* Data segment:
+---+

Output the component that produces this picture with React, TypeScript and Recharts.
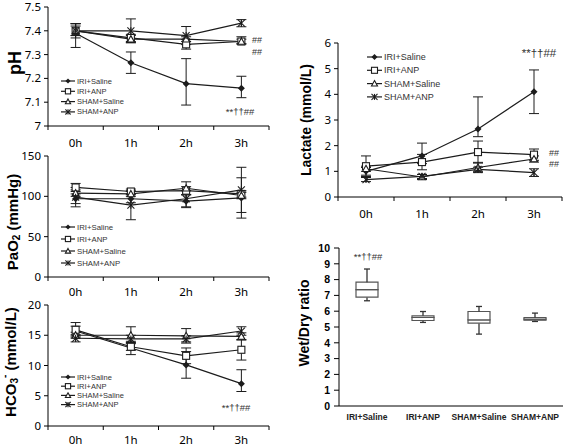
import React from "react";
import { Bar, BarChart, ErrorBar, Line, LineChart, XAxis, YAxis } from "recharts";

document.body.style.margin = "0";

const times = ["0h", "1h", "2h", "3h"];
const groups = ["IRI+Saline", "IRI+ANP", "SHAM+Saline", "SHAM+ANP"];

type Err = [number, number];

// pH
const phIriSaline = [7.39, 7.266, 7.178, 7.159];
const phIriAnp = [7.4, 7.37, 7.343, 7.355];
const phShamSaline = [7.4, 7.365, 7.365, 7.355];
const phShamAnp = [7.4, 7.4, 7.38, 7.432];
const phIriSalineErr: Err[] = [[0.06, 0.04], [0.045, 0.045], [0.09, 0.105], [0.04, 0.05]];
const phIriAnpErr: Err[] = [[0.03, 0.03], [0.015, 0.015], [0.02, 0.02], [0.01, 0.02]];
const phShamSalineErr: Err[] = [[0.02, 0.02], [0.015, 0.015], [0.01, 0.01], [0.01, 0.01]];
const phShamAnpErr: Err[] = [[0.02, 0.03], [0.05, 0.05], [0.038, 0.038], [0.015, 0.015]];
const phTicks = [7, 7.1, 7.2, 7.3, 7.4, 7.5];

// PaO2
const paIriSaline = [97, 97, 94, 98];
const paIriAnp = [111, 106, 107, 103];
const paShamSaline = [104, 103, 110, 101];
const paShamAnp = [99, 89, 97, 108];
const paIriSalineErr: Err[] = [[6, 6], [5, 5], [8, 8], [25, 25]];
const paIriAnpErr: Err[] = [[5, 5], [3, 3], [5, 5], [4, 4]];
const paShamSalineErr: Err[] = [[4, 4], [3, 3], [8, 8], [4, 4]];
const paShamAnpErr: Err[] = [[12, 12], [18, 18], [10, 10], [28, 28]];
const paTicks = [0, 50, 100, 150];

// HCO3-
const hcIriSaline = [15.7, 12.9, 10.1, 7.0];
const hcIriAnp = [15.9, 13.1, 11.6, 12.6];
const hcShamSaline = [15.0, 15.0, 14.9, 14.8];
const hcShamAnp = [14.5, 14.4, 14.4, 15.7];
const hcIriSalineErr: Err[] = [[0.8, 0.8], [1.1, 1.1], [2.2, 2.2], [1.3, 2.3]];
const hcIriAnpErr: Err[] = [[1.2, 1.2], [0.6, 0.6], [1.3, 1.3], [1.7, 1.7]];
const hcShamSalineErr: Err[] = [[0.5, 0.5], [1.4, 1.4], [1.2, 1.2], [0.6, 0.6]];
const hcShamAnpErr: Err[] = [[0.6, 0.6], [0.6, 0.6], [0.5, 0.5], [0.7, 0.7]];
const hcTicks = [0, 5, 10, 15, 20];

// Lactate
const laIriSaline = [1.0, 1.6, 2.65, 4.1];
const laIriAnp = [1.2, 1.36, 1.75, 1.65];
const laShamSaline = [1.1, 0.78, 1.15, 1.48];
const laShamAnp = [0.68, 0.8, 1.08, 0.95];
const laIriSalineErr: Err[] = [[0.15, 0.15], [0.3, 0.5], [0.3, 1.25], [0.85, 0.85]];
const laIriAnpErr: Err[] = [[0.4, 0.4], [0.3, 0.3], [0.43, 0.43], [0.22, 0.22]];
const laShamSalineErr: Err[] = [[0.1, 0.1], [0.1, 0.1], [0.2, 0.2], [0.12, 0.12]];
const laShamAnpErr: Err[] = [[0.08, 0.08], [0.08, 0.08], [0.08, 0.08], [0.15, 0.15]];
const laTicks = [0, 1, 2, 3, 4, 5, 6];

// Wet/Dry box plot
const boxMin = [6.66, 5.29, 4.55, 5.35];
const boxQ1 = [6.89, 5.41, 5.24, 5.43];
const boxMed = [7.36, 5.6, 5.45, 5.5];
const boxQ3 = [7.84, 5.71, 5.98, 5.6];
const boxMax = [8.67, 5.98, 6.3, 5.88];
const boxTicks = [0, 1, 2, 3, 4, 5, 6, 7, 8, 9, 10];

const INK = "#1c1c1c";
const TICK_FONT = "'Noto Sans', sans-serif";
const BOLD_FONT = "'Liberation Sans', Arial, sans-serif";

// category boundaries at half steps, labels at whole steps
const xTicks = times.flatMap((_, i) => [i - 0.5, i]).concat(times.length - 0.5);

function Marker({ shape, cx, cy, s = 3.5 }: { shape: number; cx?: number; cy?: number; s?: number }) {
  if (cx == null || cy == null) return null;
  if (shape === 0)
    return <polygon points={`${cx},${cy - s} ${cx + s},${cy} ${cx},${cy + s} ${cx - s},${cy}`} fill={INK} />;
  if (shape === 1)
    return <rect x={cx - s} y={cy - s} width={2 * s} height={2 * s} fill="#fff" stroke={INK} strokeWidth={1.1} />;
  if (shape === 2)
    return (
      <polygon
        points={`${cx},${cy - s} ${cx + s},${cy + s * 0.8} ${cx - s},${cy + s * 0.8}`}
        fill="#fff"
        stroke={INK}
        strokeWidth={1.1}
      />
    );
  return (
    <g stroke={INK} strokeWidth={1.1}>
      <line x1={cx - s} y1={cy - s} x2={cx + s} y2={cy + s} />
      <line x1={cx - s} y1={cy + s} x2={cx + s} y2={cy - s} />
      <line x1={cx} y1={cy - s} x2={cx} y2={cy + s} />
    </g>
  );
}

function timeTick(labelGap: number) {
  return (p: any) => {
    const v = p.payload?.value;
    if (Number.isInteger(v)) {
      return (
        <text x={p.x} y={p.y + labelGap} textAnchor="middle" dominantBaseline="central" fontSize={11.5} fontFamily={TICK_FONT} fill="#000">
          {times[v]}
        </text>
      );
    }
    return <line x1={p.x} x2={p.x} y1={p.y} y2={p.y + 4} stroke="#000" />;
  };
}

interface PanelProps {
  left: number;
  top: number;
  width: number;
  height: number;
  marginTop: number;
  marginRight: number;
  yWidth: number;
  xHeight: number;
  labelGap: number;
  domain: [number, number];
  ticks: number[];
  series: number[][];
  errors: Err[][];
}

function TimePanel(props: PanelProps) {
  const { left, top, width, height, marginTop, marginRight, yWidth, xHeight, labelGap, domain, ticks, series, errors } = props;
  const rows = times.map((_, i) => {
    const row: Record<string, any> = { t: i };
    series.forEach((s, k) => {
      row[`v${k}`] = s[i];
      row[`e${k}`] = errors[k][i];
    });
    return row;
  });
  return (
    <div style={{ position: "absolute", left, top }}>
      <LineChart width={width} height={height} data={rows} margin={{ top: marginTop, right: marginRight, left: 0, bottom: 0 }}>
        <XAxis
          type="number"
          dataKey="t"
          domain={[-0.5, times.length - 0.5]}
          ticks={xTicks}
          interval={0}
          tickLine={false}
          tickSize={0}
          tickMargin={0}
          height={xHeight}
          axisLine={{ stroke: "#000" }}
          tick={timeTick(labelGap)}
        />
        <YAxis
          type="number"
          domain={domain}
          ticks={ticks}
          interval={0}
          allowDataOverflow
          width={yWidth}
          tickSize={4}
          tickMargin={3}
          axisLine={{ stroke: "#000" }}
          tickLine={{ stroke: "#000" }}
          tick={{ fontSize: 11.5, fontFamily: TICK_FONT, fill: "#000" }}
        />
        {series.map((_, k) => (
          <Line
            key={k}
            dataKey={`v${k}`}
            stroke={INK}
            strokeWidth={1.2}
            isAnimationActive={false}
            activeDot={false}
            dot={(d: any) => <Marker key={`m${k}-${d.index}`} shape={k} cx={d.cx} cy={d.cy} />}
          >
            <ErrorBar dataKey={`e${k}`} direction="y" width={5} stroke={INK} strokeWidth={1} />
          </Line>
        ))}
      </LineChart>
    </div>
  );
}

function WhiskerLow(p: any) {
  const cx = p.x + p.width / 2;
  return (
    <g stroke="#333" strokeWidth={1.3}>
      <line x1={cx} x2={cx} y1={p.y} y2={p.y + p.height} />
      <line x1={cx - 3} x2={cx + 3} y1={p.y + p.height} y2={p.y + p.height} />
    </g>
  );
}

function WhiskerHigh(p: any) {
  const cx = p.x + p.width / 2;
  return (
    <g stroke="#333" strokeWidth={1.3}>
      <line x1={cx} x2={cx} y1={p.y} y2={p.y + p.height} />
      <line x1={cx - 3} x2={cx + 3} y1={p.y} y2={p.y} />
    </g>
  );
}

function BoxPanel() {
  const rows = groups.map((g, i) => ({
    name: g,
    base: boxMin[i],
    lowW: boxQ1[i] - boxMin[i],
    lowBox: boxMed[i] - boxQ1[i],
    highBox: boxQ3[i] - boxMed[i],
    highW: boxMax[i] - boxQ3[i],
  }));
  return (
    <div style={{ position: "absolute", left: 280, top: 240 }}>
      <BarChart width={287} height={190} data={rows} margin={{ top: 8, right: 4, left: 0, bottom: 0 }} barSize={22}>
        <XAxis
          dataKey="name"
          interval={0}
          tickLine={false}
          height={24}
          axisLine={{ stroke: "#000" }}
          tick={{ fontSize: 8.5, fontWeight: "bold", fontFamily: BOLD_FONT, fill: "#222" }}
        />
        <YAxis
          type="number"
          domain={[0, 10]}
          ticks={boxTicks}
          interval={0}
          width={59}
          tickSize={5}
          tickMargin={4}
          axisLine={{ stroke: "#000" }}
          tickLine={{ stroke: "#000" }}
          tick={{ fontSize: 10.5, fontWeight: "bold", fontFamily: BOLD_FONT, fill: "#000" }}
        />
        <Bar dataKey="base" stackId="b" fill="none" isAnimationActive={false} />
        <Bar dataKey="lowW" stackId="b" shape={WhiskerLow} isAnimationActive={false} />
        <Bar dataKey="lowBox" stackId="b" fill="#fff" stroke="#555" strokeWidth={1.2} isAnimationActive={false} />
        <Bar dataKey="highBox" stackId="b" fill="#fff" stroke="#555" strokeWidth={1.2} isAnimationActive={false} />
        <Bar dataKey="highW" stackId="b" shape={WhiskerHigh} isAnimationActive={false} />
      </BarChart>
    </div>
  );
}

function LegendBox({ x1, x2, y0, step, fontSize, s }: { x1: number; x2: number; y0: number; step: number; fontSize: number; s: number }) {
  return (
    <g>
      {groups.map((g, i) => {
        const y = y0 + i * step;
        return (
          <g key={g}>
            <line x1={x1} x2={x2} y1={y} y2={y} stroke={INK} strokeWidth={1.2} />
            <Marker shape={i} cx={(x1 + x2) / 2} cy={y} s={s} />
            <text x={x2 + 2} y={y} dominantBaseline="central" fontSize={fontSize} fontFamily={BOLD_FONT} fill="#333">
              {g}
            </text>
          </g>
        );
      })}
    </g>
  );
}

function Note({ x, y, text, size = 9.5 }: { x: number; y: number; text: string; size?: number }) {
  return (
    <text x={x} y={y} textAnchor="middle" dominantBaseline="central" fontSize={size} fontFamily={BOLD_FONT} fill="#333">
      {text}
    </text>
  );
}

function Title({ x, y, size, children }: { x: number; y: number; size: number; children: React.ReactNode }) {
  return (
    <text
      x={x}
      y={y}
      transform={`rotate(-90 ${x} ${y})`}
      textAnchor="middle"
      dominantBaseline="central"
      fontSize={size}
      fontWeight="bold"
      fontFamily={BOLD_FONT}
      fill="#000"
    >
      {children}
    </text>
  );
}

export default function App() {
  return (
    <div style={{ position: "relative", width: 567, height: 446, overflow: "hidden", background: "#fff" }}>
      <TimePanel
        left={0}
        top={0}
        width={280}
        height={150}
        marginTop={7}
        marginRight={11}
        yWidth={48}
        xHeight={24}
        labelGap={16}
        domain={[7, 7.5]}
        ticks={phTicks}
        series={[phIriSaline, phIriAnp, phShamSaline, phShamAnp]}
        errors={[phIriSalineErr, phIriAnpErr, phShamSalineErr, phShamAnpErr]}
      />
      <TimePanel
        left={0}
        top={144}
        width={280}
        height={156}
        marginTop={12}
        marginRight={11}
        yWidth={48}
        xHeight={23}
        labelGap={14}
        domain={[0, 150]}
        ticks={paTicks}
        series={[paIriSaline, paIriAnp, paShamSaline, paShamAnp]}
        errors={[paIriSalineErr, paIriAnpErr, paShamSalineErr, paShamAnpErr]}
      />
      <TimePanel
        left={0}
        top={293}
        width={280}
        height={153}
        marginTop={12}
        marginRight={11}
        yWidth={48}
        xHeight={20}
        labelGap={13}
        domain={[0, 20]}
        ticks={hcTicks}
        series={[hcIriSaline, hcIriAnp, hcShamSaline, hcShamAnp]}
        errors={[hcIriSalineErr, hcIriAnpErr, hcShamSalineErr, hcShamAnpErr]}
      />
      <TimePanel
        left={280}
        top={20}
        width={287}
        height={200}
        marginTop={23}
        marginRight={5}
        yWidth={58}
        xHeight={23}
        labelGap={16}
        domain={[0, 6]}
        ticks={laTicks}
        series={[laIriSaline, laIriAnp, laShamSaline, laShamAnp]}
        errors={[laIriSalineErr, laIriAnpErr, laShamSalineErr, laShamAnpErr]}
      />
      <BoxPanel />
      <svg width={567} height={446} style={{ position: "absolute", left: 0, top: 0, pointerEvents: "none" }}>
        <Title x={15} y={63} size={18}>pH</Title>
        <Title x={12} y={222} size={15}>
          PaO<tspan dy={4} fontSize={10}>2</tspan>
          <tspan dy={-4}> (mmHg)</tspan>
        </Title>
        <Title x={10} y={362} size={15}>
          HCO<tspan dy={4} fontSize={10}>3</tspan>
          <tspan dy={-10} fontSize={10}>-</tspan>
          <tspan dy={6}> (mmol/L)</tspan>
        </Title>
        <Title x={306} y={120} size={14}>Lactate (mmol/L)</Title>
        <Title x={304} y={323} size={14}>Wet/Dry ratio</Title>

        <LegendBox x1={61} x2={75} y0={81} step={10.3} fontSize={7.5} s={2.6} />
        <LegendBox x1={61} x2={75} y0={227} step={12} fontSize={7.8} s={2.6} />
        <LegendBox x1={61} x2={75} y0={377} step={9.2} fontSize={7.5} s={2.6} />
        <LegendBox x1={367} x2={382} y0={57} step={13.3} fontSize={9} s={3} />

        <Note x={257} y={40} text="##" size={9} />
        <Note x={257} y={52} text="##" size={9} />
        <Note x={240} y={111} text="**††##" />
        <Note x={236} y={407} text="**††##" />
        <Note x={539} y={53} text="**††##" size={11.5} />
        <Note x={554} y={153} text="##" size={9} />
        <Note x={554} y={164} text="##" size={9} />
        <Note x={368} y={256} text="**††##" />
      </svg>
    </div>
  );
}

+---+

* Written instruction: Up to and including the line with "type Err = [number, number];", copy the data above from its first line. Skip pictures.

* Task answer:
Output the component that produces this picture with React, TypeScript and Recharts.
import React from "react";
import { Bar, BarChart, ErrorBar, Line, LineChart, XAxis, YAxis } from "recharts";

document.body.style.margin = "0";

const times = ["0h", "1h", "2h", "3h"];
const groups = ["IRI+Saline", "IRI+ANP", "SHAM+Saline", "SHAM+ANP"];

type Err = [number, number];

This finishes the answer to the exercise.